◆ WORK TO COMPLETE: Print the listing below from its opening line through the line holding "import * as", both ends included.

◆ Source data:

▶

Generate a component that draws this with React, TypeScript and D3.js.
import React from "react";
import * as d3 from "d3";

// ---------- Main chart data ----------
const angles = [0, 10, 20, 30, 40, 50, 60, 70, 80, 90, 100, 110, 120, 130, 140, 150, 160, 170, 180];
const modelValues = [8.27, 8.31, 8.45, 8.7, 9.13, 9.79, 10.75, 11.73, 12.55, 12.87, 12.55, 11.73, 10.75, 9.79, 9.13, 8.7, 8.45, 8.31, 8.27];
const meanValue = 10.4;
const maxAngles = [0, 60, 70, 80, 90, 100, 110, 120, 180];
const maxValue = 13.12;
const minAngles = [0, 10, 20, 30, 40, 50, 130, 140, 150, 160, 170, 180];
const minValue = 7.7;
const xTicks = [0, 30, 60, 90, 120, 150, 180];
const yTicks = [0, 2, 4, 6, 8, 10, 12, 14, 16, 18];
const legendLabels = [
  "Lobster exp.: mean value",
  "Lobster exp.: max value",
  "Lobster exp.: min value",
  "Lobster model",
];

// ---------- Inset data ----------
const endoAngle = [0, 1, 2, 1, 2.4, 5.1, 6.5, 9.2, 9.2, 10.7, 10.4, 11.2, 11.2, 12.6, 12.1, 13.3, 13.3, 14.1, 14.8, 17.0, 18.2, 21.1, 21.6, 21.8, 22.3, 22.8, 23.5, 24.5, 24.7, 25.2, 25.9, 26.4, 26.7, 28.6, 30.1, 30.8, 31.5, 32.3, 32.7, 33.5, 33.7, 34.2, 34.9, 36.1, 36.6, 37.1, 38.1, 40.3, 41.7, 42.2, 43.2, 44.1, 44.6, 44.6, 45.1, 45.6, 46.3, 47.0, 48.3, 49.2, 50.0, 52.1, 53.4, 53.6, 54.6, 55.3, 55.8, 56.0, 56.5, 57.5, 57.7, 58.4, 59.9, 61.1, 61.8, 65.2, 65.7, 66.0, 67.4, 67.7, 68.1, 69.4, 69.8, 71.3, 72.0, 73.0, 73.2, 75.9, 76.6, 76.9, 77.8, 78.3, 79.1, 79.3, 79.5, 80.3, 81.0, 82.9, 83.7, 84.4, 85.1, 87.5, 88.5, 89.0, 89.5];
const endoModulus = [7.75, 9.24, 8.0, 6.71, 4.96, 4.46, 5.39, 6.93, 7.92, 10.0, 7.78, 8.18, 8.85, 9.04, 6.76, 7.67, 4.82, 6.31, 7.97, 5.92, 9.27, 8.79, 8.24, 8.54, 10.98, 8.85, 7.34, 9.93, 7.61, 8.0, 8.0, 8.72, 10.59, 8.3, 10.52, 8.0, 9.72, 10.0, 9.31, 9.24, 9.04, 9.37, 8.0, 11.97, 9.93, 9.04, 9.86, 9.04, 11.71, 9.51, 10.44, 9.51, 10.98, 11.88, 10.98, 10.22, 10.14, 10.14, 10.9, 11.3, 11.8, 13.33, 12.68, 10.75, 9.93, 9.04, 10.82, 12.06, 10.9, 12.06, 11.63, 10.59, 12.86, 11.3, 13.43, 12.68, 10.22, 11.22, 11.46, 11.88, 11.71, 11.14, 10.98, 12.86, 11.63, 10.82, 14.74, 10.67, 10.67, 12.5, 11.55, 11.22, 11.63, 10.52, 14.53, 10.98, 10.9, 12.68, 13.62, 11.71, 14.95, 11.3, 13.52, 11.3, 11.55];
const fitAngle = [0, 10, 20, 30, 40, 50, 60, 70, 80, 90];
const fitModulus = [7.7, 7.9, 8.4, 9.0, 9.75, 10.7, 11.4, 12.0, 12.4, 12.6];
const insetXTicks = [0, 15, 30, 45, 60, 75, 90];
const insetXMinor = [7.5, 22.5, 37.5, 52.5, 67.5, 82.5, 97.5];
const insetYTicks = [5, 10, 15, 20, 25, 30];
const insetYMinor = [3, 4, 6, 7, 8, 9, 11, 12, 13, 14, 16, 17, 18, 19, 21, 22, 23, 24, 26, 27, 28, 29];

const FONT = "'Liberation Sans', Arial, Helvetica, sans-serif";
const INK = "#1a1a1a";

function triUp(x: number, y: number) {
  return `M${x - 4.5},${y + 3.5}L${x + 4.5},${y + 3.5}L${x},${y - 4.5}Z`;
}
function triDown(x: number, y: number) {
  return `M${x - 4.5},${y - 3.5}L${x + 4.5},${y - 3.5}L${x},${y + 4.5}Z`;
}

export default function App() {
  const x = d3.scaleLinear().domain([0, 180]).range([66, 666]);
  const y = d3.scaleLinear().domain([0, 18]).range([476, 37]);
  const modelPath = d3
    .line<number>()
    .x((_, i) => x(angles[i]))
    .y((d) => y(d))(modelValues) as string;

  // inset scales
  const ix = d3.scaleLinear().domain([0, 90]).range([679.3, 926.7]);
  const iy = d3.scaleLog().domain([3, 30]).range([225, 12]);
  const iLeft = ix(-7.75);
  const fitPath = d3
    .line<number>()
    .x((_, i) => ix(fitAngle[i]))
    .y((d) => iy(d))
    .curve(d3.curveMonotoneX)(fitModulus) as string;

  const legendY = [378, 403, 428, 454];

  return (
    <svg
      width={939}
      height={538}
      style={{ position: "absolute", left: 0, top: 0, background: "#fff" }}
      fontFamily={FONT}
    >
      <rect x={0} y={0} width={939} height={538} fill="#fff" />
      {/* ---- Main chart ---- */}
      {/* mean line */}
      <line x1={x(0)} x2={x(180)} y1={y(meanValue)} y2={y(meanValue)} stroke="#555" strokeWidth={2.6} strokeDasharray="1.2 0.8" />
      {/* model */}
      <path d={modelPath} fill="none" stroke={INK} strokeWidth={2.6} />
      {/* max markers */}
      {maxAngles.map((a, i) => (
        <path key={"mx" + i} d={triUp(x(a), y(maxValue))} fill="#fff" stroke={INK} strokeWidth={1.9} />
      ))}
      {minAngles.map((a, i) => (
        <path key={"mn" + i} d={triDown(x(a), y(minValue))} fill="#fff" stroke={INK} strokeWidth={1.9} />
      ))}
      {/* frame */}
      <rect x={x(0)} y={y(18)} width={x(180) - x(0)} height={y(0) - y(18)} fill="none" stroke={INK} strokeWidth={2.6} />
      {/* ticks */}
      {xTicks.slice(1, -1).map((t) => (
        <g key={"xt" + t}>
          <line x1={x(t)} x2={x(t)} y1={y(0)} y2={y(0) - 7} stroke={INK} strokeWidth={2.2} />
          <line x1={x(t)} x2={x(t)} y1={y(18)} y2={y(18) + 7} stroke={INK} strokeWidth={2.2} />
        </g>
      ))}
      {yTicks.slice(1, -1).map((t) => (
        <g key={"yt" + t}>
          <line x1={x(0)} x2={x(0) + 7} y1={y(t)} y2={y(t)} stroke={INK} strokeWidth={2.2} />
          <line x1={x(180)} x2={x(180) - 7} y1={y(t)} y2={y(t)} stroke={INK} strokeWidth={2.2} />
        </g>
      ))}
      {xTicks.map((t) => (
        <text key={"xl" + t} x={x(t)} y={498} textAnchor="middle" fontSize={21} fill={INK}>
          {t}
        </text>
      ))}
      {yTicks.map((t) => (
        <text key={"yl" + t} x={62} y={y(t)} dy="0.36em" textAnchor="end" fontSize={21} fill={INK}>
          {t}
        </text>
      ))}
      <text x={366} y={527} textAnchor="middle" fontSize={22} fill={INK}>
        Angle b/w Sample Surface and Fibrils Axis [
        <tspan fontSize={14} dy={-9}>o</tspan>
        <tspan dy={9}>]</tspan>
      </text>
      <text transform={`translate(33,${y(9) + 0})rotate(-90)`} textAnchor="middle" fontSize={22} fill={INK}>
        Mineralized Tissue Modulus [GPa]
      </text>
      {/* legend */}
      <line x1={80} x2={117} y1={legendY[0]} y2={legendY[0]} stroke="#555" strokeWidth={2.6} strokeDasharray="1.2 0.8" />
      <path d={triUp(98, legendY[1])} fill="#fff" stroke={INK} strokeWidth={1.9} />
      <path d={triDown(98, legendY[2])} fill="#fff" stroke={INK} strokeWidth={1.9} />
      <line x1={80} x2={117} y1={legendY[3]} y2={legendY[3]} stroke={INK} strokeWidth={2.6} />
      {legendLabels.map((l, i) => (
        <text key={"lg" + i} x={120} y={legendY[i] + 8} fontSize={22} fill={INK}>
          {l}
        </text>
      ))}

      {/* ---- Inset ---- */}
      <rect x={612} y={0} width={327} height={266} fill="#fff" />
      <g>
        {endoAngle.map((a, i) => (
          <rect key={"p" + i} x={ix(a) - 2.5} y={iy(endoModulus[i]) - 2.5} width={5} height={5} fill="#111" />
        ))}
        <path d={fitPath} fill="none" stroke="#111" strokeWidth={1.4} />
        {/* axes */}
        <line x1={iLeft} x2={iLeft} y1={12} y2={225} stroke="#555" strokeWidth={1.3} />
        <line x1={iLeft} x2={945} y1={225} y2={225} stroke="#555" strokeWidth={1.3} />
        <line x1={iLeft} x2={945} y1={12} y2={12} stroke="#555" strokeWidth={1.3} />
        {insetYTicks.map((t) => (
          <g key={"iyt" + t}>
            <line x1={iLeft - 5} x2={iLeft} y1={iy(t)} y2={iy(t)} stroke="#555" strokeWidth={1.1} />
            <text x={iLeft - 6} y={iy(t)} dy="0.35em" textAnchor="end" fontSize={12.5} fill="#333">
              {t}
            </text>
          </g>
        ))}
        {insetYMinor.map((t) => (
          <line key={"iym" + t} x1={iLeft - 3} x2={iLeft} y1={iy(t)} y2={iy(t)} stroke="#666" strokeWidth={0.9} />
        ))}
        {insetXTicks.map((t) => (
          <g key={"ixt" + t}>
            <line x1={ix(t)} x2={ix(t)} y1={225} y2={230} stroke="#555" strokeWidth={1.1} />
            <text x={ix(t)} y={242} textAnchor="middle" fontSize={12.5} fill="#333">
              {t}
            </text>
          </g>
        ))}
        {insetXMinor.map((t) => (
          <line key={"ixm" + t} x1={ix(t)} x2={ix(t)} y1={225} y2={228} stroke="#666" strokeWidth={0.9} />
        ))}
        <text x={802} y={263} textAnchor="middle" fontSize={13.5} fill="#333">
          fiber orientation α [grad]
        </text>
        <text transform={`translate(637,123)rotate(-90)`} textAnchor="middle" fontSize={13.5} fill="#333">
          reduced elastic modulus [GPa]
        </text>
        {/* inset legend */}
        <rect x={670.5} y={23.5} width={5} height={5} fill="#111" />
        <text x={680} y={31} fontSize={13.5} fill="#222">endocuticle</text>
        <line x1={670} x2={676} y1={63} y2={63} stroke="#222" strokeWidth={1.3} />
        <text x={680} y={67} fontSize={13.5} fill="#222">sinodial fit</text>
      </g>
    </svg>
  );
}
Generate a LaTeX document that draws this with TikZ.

◀

◆ SOLUTION FOR THIS TASK:
Generate a component that draws this with React, TypeScript and D3.js.
import React from "react";
import * as d3 from "d3";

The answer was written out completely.